There was one lovely example that is no more. The Gravediggers pub in Glasnevin is rightly a place of legend, and I’d happily argue that it’s the best pub in Dublin. If you’ve never been, it’s several houses in a row, with John Kavanagh’s name over the door, tucked in by the grand side-gate of Glasnevin cemetery. Facing it is a large oval green surrounded by a cheerful ring of houses, called Prospect Square.

The pub, of course, is still there and I can easily imagine several empires falling before it loses its perfect toe-hold in this lovely little corner of the northside.

The bar long had a policy that you could take a drink in a plastic glass outside and sit on the green. And during the summer, you’d often see a weary parent or two taking the chance to grab a glass. If the child was asleep, you could park them up in the fresh air. If they were fighting the snooze, you could do a lap while your partner in the perfect crime got in a drink, before you both handed over in a seamless pit stop.

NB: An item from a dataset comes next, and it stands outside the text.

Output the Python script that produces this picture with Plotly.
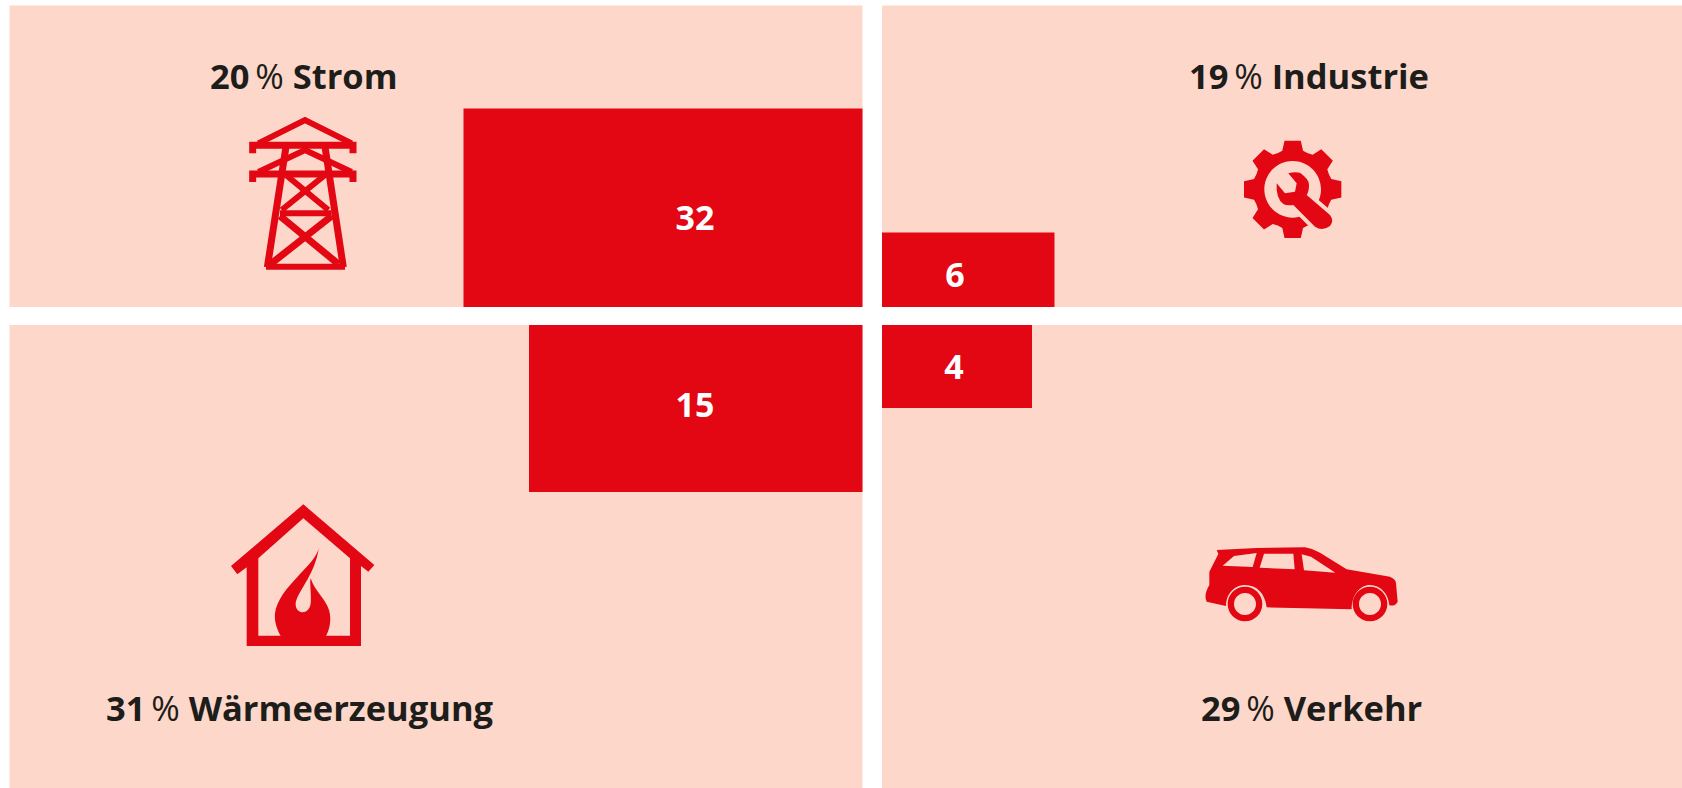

And if the baby was awake, you could play with them on the grass while still enjoying a little sliver of the social life you used to have, before heading for home.

In late summer, though, the owners called a halt to the practice. A sign posted outside the pub advised that on the instructions of An Garda Siochana, punters would no longer be allowed to take drinks purchased in the bar on to the green.

Rarely have the parents’ Facebook groups erupted with such fury. Petitions were formed and signed. Twitter rang thick and fast with howls of protest. This was our Brexit. But the ban looks unlikely to shift anytime soon, with unspecified residents’ complaints being at the heart of it.

Now I know what some of you may be thinking: this is a column about drinking in bars with children and the author should be locked up. But there is a big, thick, obvious line between getting stuck in while watching the football, and having a drink with friends when the chance arises.

Walking past the Gravediggers on a recent sunny afternoon, when the last warmth of the autumn was still in the air, the green looked strangely empty. It certainly felt like a little, lovely part of the city had been sadly stamped out – whether you have children or not. And no hotel bar can make up for that.

Parenting tip no.4

If you do find yourself stranded in town with a thirst and a smallie, I’ve found the bar in the Westin to be great for the sneaky one, especially in the atrium. Loads of light, it’s nice and quiet, and the accessibility is a breeze. Yes the prices are high, but you’re hardly going to be there all afternoon so you might as well spoil yourself. If you’ve got your own recommended spot, I would love to hear about it.